PV cells are made from layers of semi-conducting material, usually silicon. When light shines on the cell it creates an electric field across the layers. The stronger the sunshine, the more electricity is produced. Groups of cells are mounted together in panels or modules which can be mounted on a roof.

The power of a PV cell is measured in kilowatts peak (kWp), the rate at which it generates energy at peak performance in full direct sunlight during the summer. PV cells come in a variety of shapes and sizes. Most PV systems are made up of panels that fit on top of an existing roof, but solar tiles are also available.

Solar tiles are designed to be used in place of ordinary roof tiles. A system made up of solar tiles will typically cost around double an equivalent panel system, though there is a further saving on roof tiles or slates. Solar tile systems are not normally as cost-effective as panel systems, and are usually only considered where panels are not appropriate for aesthetic or planning reasons.

COVID-19: Market context

The first COVID-19 cases were confirmed in the UK at the end of January, with a small number of cases in February. The government focused on the ‘contain’ stage of its strategy, with the country continuing to operate much as normal. As the case level rose, the government ordered the closure of non-essential stores on 20th March.

A wider lockdown requiring people to stay at home except for essential shopping, exercise and work ‘if absolutely necessary’ followed on 23rd March.
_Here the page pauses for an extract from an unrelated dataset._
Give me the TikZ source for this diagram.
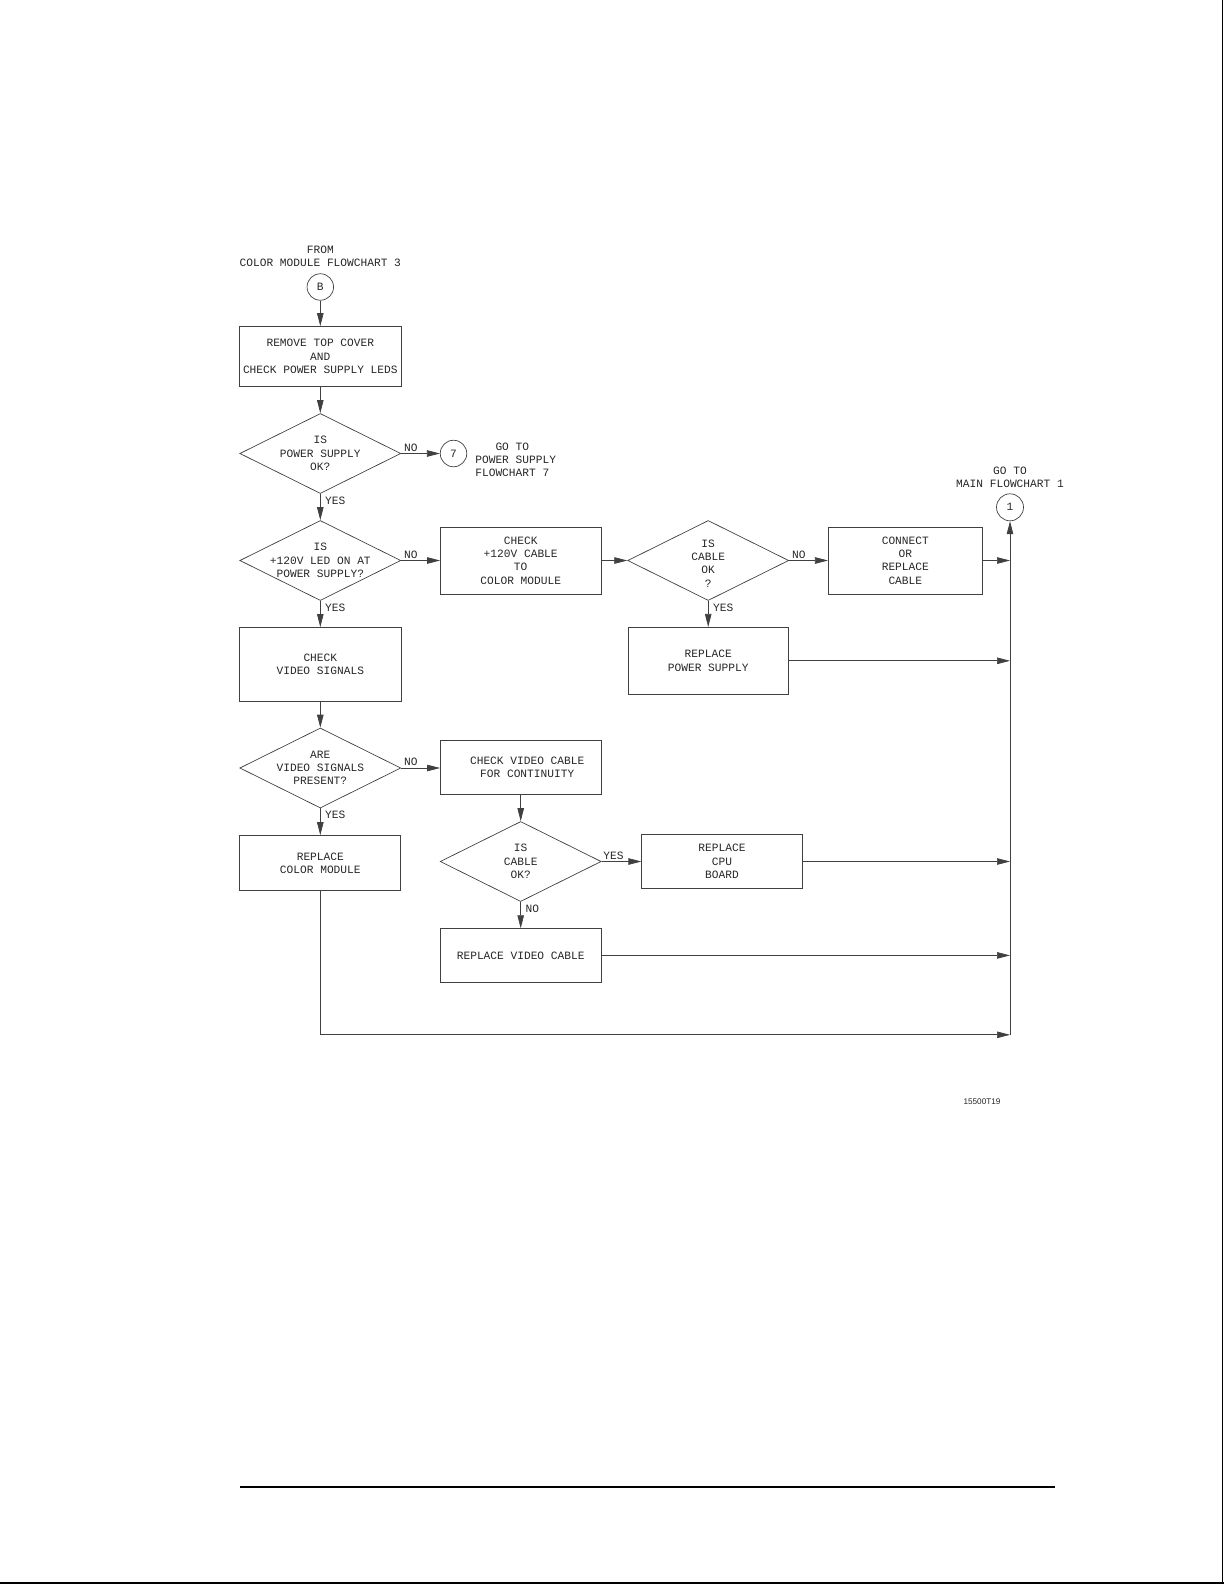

Initially, a three-week timeframe was put on the measures, which was extended in mid-April for another three weeks.

The Health Protections Regulations 2020 came into effect on 15th June allowing the reopening of all non-essential stores in England, as well as the mandatory use of face coverings on public transport. Pubs, restaurants, hotels and hairdressers were able to reopen on 4th July, with many beauty businesses following on 13th July.

From 24 July, it became mandatory to wear face coverings in shops and supermarkets.
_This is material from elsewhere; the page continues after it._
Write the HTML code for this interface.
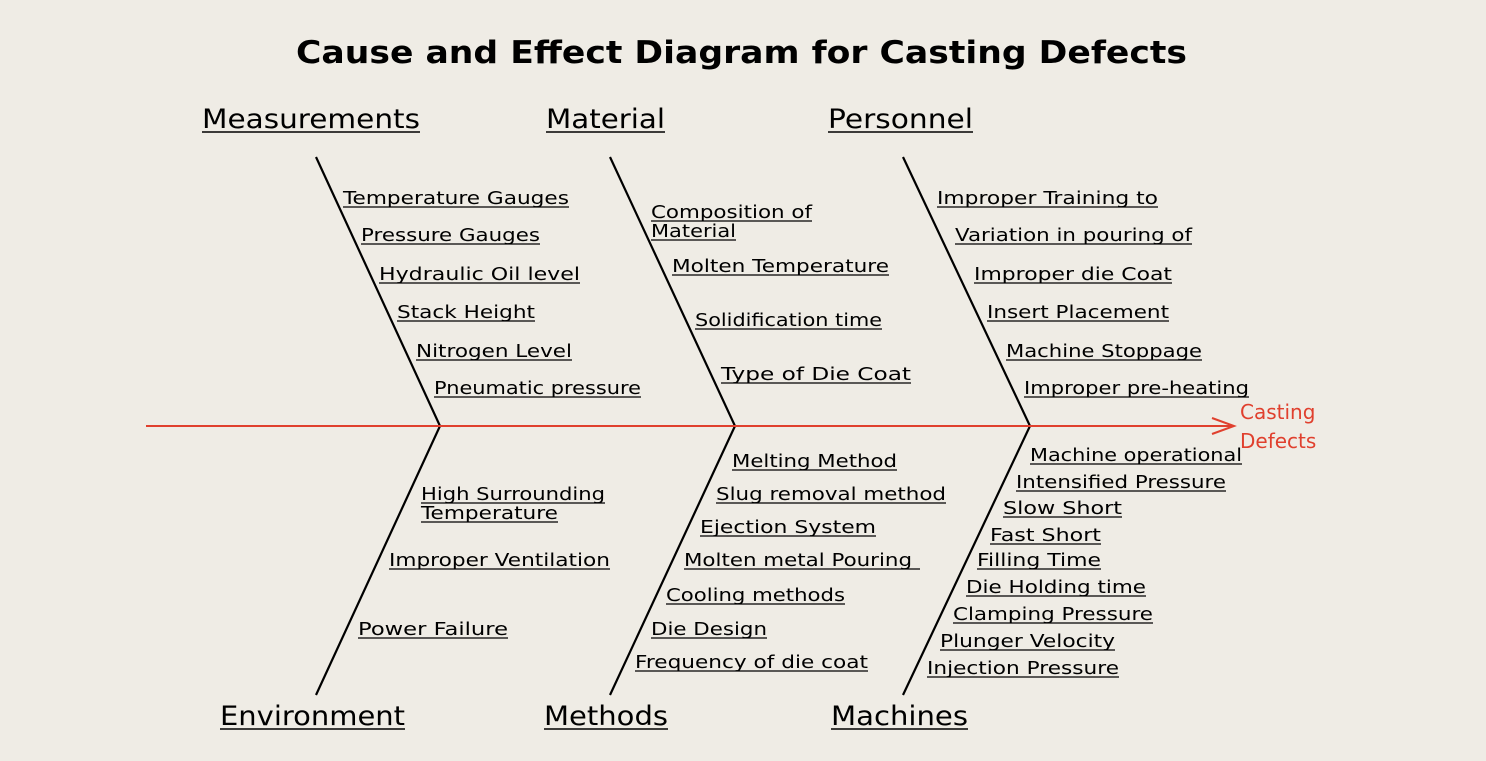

On 14 September, new laws prohibiting social gatherings of more than six people came into effect in England. It means that - apart from a set of limited exemptions including work and education settings - any social gatherings of more than six people will be against the law.

From Friday 18th September 2020, it became mandatory for certain businesses to have a system to collect NHS Test and Trace data and keep this for 21 days. Core COVID-19 Secure requirements also became mandated for hospitality businesses and egregious breaches enforced.
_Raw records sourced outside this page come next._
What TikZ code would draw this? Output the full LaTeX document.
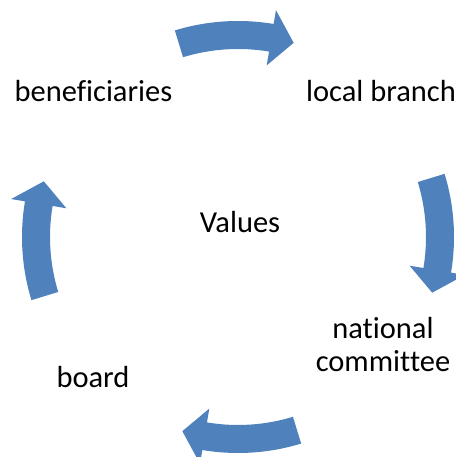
\documentclass[tikz,border=0pt]{standalone}
\usepackage{fontspec}
\setmainfont{Carlito}[RawFeature={-liga;-clig;-dlig;-calt}]
\usepackage{xcolor}
\usepackage{tikz}
\definecolor{CycleBlue}{RGB}{79,129,189}

\begin{document}
\begin{tikzpicture}[x=1pt,y=1pt,
  label/.style={font=\fontsize{30.5}{33}\selectfont, inner sep=0pt, anchor=base, align=center}]
\useasboundingbox (0,0) rectangle (455,457);
\coordinate (centre) at (238,220);

% Arrows
\foreach \c [evaluate=\c as \t using \c+17,
             evaluate=\c as \b using \c-9.5,
             evaluate=\c as \p using \c-16] in {90,0,-90,-180}
  \fill[CycleBlue] ([shift={(\t:216)}]centre)
    arc[start angle=\t, end angle=\b, radius=216]
    -- ([shift={(\b:230)}]centre) -- ([shift={(\p:202)}]centre)
    -- ([shift={(\b:174)}]centre) -- ([shift={(\b:188)}]centre)
    arc[start angle=\b, end angle=\t, radius=188] -- cycle;

% Labels
\node[label] (values) at (240,224) {Values};
\node[label] (benef) at (93.5,355) {beneficiaries};
\node[label] (branch) at (381,355) {local branch};
\node[label] (committee) at (383,85) {national\\committee};
\node[label] (board) at (93,69) {board};

\end{tikzpicture}
\end{document}
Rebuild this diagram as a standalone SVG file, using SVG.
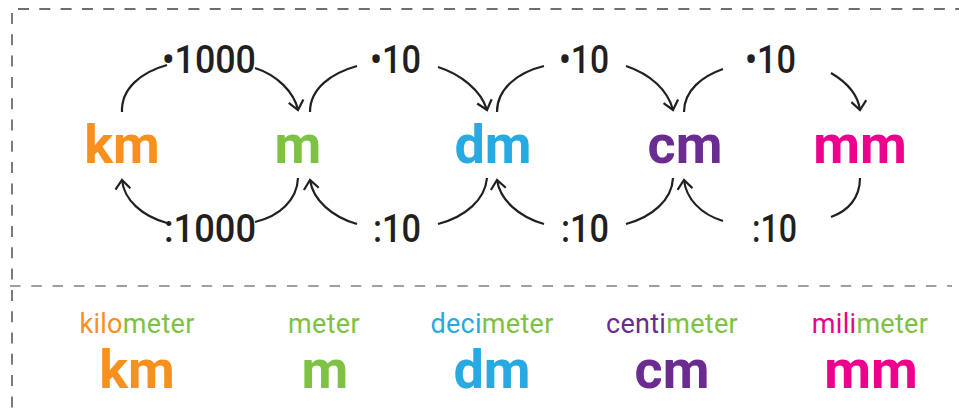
<svg xmlns="http://www.w3.org/2000/svg" width="959" height="408" viewBox="0 0 959 408">
<defs>
<style>
.border{fill:none;stroke:#6d6e71;stroke-width:1.8;stroke-dasharray:11 10.3}
.sep{fill:none;stroke:#9d9fa2;stroke-width:2.2;stroke-dasharray:10.5 10.8}
.arc{fill:none;stroke:#231f20;stroke-width:2.2;stroke-linecap:butt}
.unit{font-family:Roboto,"Liberation Sans",sans-serif;font-weight:700;font-size:54px;text-anchor:middle}
.num{font-family:Roboto,"Liberation Sans",sans-serif;font-weight:500;font-size:39px;fill:#231f20}
.name{font-family:Roboto,"Liberation Sans",sans-serif;font-weight:400;font-size:27px;text-anchor:middle;letter-spacing:0.3px}
.or{fill:#f7901e}.gr{fill:#7dc242}.bl{fill:#27aae1}.pu{fill:#6b2c91}.mg{fill:#ec008c}
</style>
<marker id="ah" viewBox="-11 -9 13 18" refX="0" refY="0" markerWidth="13" markerHeight="18" markerUnits="userSpaceOnUse" orient="auto">
<path d="M-9,-7.5 L0,0 L-9,7.5" fill="none" stroke="#231f20" stroke-width="2.2" stroke-linejoin="miter"/>
</marker>
</defs>
<g id="frame">
<path class="border" d="M18,9 H959"/>
<path class="border" d="M12,13 V408"/>
<path class="sep" d="M10,286 H952"/>
</g>
<g id="connectors">
<path class="arc" d="M122,112 C121,88 142,72 167,65"/>
<path class="arc" d="M255,68 C277,75 294,92 298,110" marker-end="url(#ah)"/>
<path class="arc" d="M310,112 C310,88 332,73 357,66"/>
<path class="arc" d="M438,67 C460,74 481,90 487,110" marker-end="url(#ah)"/>
<path class="arc" d="M497,112 C497,88 519,72 544,66"/>
<path class="arc" d="M626,66 C650,74 668,90 673,110" marker-end="url(#ah)"/>
<path class="arc" d="M684,112 C684,90 703,76 723,69"/>
<path class="arc" d="M831,73 C848,83 858,95 860,110" marker-end="url(#ah)"/>
<path class="arc" d="M298,178 C297,200 280,216 255,222"/>
<path class="arc" d="M167,223 C142,216 124,200 122,180" marker-end="url(#ah)"/>
<path class="arc" d="M487,178 C485,200 465,217 438,224"/>
<path class="arc" d="M357,224 C332,217 313,200 310,180" marker-end="url(#ah)"/>
<path class="arc" d="M673,178 C672,200 652,217 626,224"/>
<path class="arc" d="M544,224 C519,217 500,200 497,180" marker-end="url(#ah)"/>
<path class="arc" d="M860,178 C860,198 848,211 831,217"/>
<path class="arc" d="M723,221 C700,214 686,198 684,180" marker-end="url(#ah)"/>
</g>
<g id="labels-top">
<text class="num" x="162" y="73" textLength="94" lengthAdjust="spacingAndGlyphs">•1000</text>
<text class="num" x="370" y="73" textLength="51" lengthAdjust="spacingAndGlyphs">•10</text>
<text class="num" x="559" y="73" textLength="50" lengthAdjust="spacingAndGlyphs">•10</text>
<text class="num" x="745" y="73" textLength="51" lengthAdjust="spacingAndGlyphs">•10</text>
<text class="num" x="164" y="242" textLength="92" lengthAdjust="spacingAndGlyphs">:1000</text>
<text class="num" x="373" y="242" textLength="48" lengthAdjust="spacingAndGlyphs">:10</text>
<text class="num" x="561" y="242" textLength="48" lengthAdjust="spacingAndGlyphs">:10</text>
<text class="num" x="752" y="242" textLength="45" lengthAdjust="spacingAndGlyphs">:10</text>
</g>
<g id="node-km"><text class="unit or" x="122" y="163">km</text></g>
<g id="node-m"><text class="unit gr" x="298" y="163">m</text></g>
<g id="node-dm"><text class="unit bl" x="493" y="163">dm</text></g>
<g id="node-cm"><text class="unit pu" x="685" y="163">cm</text></g>
<g id="node-mm"><text class="unit mg" x="860" y="163">mm</text></g>
<g id="legend-km"><text class="name" x="137" y="333"><tspan class="or">kilo</tspan><tspan class="gr">meter</tspan></text><text class="unit or" x="137" y="388">km</text></g>
<g id="legend-m"><text class="name gr" x="324" y="333">meter</text><text class="unit gr" x="325" y="388">m</text></g>
<g id="legend-dm"><text class="name" x="492" y="333"><tspan class="bl">deci</tspan><tspan class="gr">meter</tspan></text><text class="unit bl" x="492" y="388">dm</text></g>
<g id="legend-cm"><text class="name" x="672" y="333"><tspan class="pu">centi</tspan><tspan class="gr">meter</tspan></text><text class="unit pu" x="672" y="388">cm</text></g>
<g id="legend-mm"><text class="name" x="870" y="333"><tspan class="mg">mili</tspan><tspan class="gr">meter</tspan></text><text class="unit mg" x="871" y="388">mm</text></g>
</svg>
On 21st September 2020, the UK's COVID-19 Alert Level was raised from Level 3 (substantial risk, general circulation) to Level 4 (severe risk, high transmission) following the agreement of all four chief medical officers.

From 22nd September 2020, employees were advised to work from home where possible. Prime Minister Boris Johnson said the new restriction could last six months.

Economic and other assumptions

Mintel’s economic assumptions are based on the Office for Budget Responsibility’s central scenario included in its July 2020 Fiscal Sustainability Report. The scenario suggests that UK GDP could fall by 12.4% in 2020, recovering by 8.7% in 2021, and that unemployment will reach 11.9% by the end of 2020, falling to 8.8% by the end of 2021.

The current uncertainty, however, means there is wide variation on the range of forecasts, which is reflected in the OBR’s own scenarios. In its upside scenario, economic activity returns to pre-COVID-19 levels by Q1 2021. Its more negative scenario, by contrast, would mean that GDP doesn’t recover until Q3 2024.

We are working on the assumption that a vaccine will be available by mid-2021, but that there will be continued disruption to both domestic and global markets for some time after.

Although many offices had re-opened by the end of August, most had a reduced capacity, and working from home was still widespread. Although it seems likely that there will be a steady drift back to office-based working, we expect there to be a long-term shift in working practices. This will lead to a shift in demand for energy, with greater daytime consumption for domestic users.